Auch die Notwendigkeit, die Stressleisten der menschlichen Beziehungen an die Erholungsrate zu knüpfen (siehe oben), sehe ich nicht. Hier wird meiner Meinung nach ein Element des Ursprungssystems konvertiert, das so aber nicht notwendig oder zuträglich ist. Schließlich kann man sich ohne Fate-Punkte auch nicht gegen bestimmte Formen von Angriffen oder Manipulationen wehren; wie viele Erfolgsstufen ein solcher Angriff hat, wenn ein Charakter keinen Fate-Punkt besitzt, wird jedoch nirgendwo beschrieben.
Preis-/Leistungsverhältnis
Part-Time Gods of Fate kostet 14,99 USD als PDF bzw. 24,95 EUR als Softcover inklusive PDF. Der Preis ist für 187 Seiten Konvertierung auf jeden Fall in Ordnung, allerdings sollte man bedenken, dass man eigentlich wegen der Settingbeschreibung auch noch das d20-System (für den gleichen Preis erhältlich) sowie das Fate Core-Regelwerk benötigt.
Erscheinungsbild
Das Layout orientiert sich am typischen Fate-Layout und ist gut zu lesen. Ein Inhaltsverzeichnis mit Lesezeichen im PDF ist vorhanden, ein Index (zumindest in der von mir gelesenen Beta-Version) jedoch nicht. Das Buch enthält einige Schwarzweiß-Illustrationen, die ich im Vergleich zu anderen Rollenspielen, die ein ähnliches Genre bedienen, als unteren Durchschnitt bezeichnen würde.
Fazit: Konvertiere das Setting, nicht die Regeln!
Das Setting ist spannend und weckt in mir zahlreiche Abenteuerideen. Insbesondere die Betonung des Konflikts zwischen der menschlichen und der göttlichen Seite der Teilzeitgötter ist eine interessante neue Spielart in einem ansonsten schon bekannten Genre. Ich kann mir vorstellen, viele unterhaltsame Spielabende als Teilzeitgott zu erleben. Das hervorragende Spielleiterkapitel sowie die zahlreichen Beispiele für spezifische Götter und göttliche Artefakte sowie Superkräfte sind dafür sehr hilfreich. Sehr elegant finde ich auch die Manifestationen – also die Fertigkeiten, mit denen Götter die Realität nach ihrem Willen verändern.
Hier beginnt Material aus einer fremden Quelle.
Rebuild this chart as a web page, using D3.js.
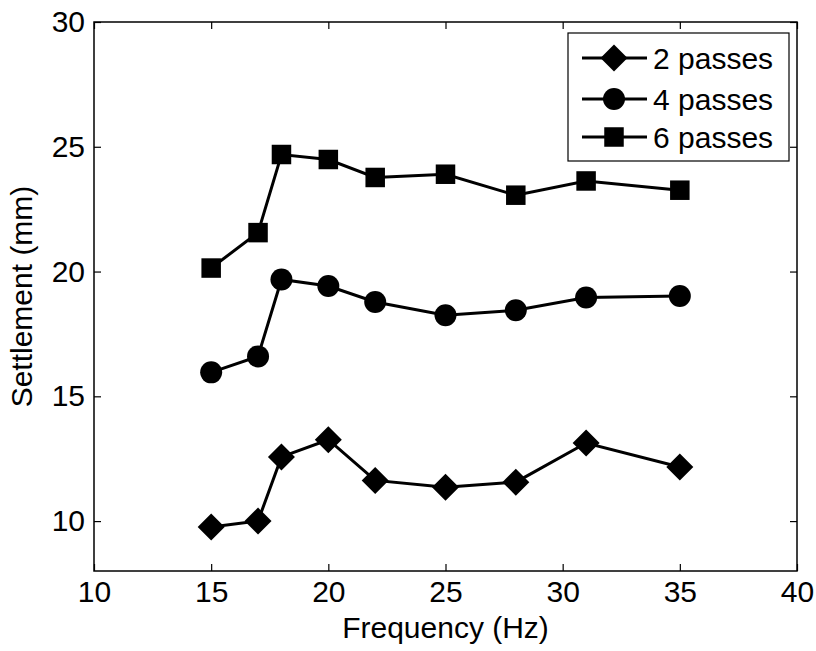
<!DOCTYPE html>
<html>
<head>
<meta charset="utf-8">
<script src="https://cdn.jsdelivr.net/npm/d3@7"></script>
<style>
  html, body { margin: 0; padding: 0; background: #fff; }
  svg { display: block; font-family: "Liberation Sans", Arial, sans-serif; }
</style>
</head>
<body>
<svg id="chart" width="816" height="651"></svg>
<script>
const frequencies = [15, 17, 18, 20, 22, 25, 28, 31, 35];
const passes2 = [9.76, 10.0, 12.57, 13.26, 11.63, 11.36, 11.56, 13.13, 12.17];
const passes4 = [15.96, 16.6, 19.68, 19.42, 18.78, 18.25, 18.45, 18.96, 19.02];
const passes6 = [20.14, 21.56, 24.69, 24.49, 23.77, 23.90, 23.06, 23.63, 23.26];
const seriesNames = ["2 passes", "4 passes", "6 passes"];
const xTicks = [10, 15, 20, 25, 30, 35, 40];
const yTicks = [10, 15, 20, 25, 30];

(function () {
const svg = d3.select("#chart");
const pL = 94, pR = 797, pT = 22, pB = 571;
const x = d3.scaleLinear().domain([10, 40]).range([pL, pR]);
const y = d3.scaleLinear().domain([8, 30]).range([pB, pT]);

const fontSize = 30;

svg.append("rect").attr("x", pL).attr("y", pT)
  .attr("width", pR - pL).attr("height", pB - pT)
  .attr("fill", "none").attr("stroke", "#000").attr("stroke-width", 1.5);

const gx = svg.append("g").attr("transform", `translate(0,${pB})`)
  .call(d3.axisBottom(x).tickValues(xTicks).tickSize(-7).tickPadding(10).tickFormat(d3.format("d")));
const gxt = svg.append("g").attr("transform", `translate(0,${pT})`)
  .call(d3.axisTop(x).tickValues(xTicks).tickSize(-7).tickFormat(""));
const gy = svg.append("g").attr("transform", `translate(${pL},0)`)
  .call(d3.axisLeft(y).tickValues(yTicks).tickSize(-7).tickPadding(9).tickFormat(d3.format("d")));
const gyr = svg.append("g").attr("transform", `translate(${pR},0)`)
  .call(d3.axisRight(y).tickValues(yTicks).tickSize(-7).tickFormat(""));

[gx, gxt, gy, gyr].forEach(g => {
  g.select(".domain").remove();
  g.selectAll(".tick line").attr("stroke", "#000").attr("stroke-width", 1.2);
  g.selectAll(".tick text").attr("fill", "#000").attr("font-size", fontSize)
    .attr("font-family", "Liberation Sans, Arial, sans-serif");
});

svg.append("text").attr("x", (pL + pR) / 2).attr("y", 638)
  .attr("text-anchor", "middle").attr("font-size", fontSize).text("Frequency (Hz)");
svg.append("text").attr("transform", `translate(32,${(pT + pB) / 2}) rotate(-90)`)
  .attr("text-anchor", "middle").attr("font-size", fontSize).text("Settlement (mm)");

const line = d3.line().x((d, i) => x(frequencies[i])).y(d => y(d));

function drawMarker(g, type, cx, cy) {
  if (type === 0) {
    const r = 13.5;
    g.append("path").attr("d", `M${cx},${cy - r}L${cx + r},${cy}L${cx},${cy + r}L${cx - r},${cy}Z`).attr("fill", "#000");
  } else if (type === 1) {
    g.append("circle").attr("cx", cx).attr("cy", cy).attr("r", 11).attr("fill", "#000");
  } else {
    const s = 19.5;
    g.append("rect").attr("x", cx - s / 2).attr("y", cy - s / 2).attr("width", s).attr("height", s).attr("fill", "#000");
  }
}

const allSeries = [passes2, passes4, passes6];
allSeries.forEach((vals, k) => {
  const g = svg.append("g");
  g.append("path").datum(vals).attr("d", line).attr("fill", "none")
    .attr("stroke", "#000").attr("stroke-width", 3);
  vals.forEach((v, i) => drawMarker(g, k, x(frequencies[i]), y(v)));
});

const lg = svg.append("g");
lg.append("rect").attr("x", 568).attr("y", 33).attr("width", 221).attr("height", 128)
  .attr("fill", "#fff").attr("stroke", "#000").attr("stroke-width", 1.2);
const rowY = [58, 99, 137];
seriesNames.forEach((name, k) => {
  const cy = rowY[k];
  lg.append("line").attr("x1", 582).attr("x2", 647).attr("y1", cy).attr("y2", cy)
    .attr("stroke", "#000").attr("stroke-width", 3);
  drawMarker(lg, k, 614, cy);
  lg.append("text").attr("x", 653).attr("y", cy).attr("dy", "0.35em")
    .attr("font-size", fontSize).text(name);
});
})();
</script>
</body>
</html>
Ihre Ausprägung und die Tatsache, dass sie immer von der Domäne des Gottes abhängig sind, mechanisch also von den Aspekten des Charakters gefärbt werden, passt sehr gut ins Fate-System.
Weniger gut gefällt mir der Detailgrad der Regeln, wenn es um die Spezifikation von Extras geht, aber diese Bewertung ist sicherlich sehr subjektiv. An einigen Stellen merkt man der Konvertierung deutlich an, dass eher das Regelsystem als das Setting konvertiert wurde – so erhalten Charaktere mit einem bestimmten Theologie-Aspekt mechanische Vorteile, die andere nicht erhalten, und werden plötzlich Probenerschwernisse oder -erleichterungen eingeführt, die sich in Fate eleganter als erhöhte Probenschwierigkeiten oder Vorteile abbilden ließen. Schließlich habe ich wie oben erläutert Zweifel am Fluss der Fate-Punkte aufgrund der hohen Anforderungen durch die göttlichen Extras. Persönlich hätte ich mir auch gewünscht, dass der erzählerische Konflikt zwischen der menschlichen und der göttlichen Seite der Charaktere nicht nur durch Beziehungspflege und soziale Verpflichtungen abgebildet wird, sondern auch in Konflikten zwischen widerstrebenden Aspekten der Persönlichkeit oder gegenläufigen Zielen eines Charakters zu verorten wäre.
Alles in allem ein Setting und eine Konvertierung, mit dem sich sicherlich viele unterhaltsame Spielabende verbringen lassen. Einige Probleme der Konvertierung würde ich für meine Spielrunden jedoch anpassen, falls ich das System am Spieltisch ausprobieren würde.